EVA England calls for ZEV Mandate certainty
EVA England has urged the government to provide clarity around the ZEV Mandate, warning that continued uncertainty will undermine sales.
It has been reported the government will weaken ZEV Mandate targets following pressure from industry bodies and vehicle manufacturers.
However, EVA England believes that softening targets will slow the electric vehicle transition and undermine customer confidence at a critical stage.
In an open letter to Transport Secretary Heidi Alexander, EVA England further calls on the government to abandon plans to introduce a pay-per-mile road tax on electric vehicles, which is scheduled for 2028.

Wrong signal
The letter from chief executive Vicky Edmonds said: “Reports that the government may again weaken the Mandate risk sending precisely the wrong signal to drivers, as well as industry and investors.
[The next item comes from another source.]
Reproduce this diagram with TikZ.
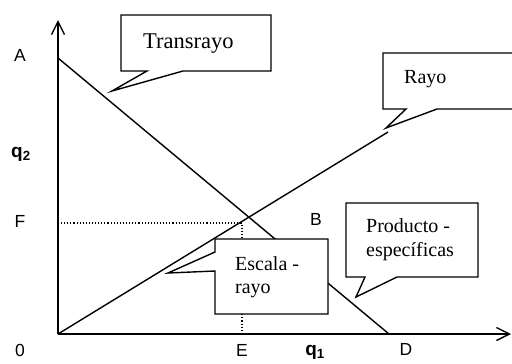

Drivers need certainty. They need confidence that the cars they are being asked to buy are the right choice, and that means stopping the very public back and forth arguments over the ZEV Mandate.
“Our report, Putting the Driver First, also shows that we are about to hit the hardest part of the transition, where we are asking those on lower- and middle-incomes and those without driveways to buy into a technology that is still too expensive, and does not yet work for them.
“The Mandate plays a vital role in helping address those barriers by driving the investment we will need to see to create an industry that works for the driver.
“Our report also raises our continued serious concerns about the proposed introduction of electric Vehicle Excise Duty and any future pay-per-mile model at such a sensitive moment in the transition. Now is not the right time to introduce an additional tax that many drivers see as an EV-only tax. It risks undermining confidence just when we need to focus on making sure more drivers are beginning to see EVs as a viable, practical option.”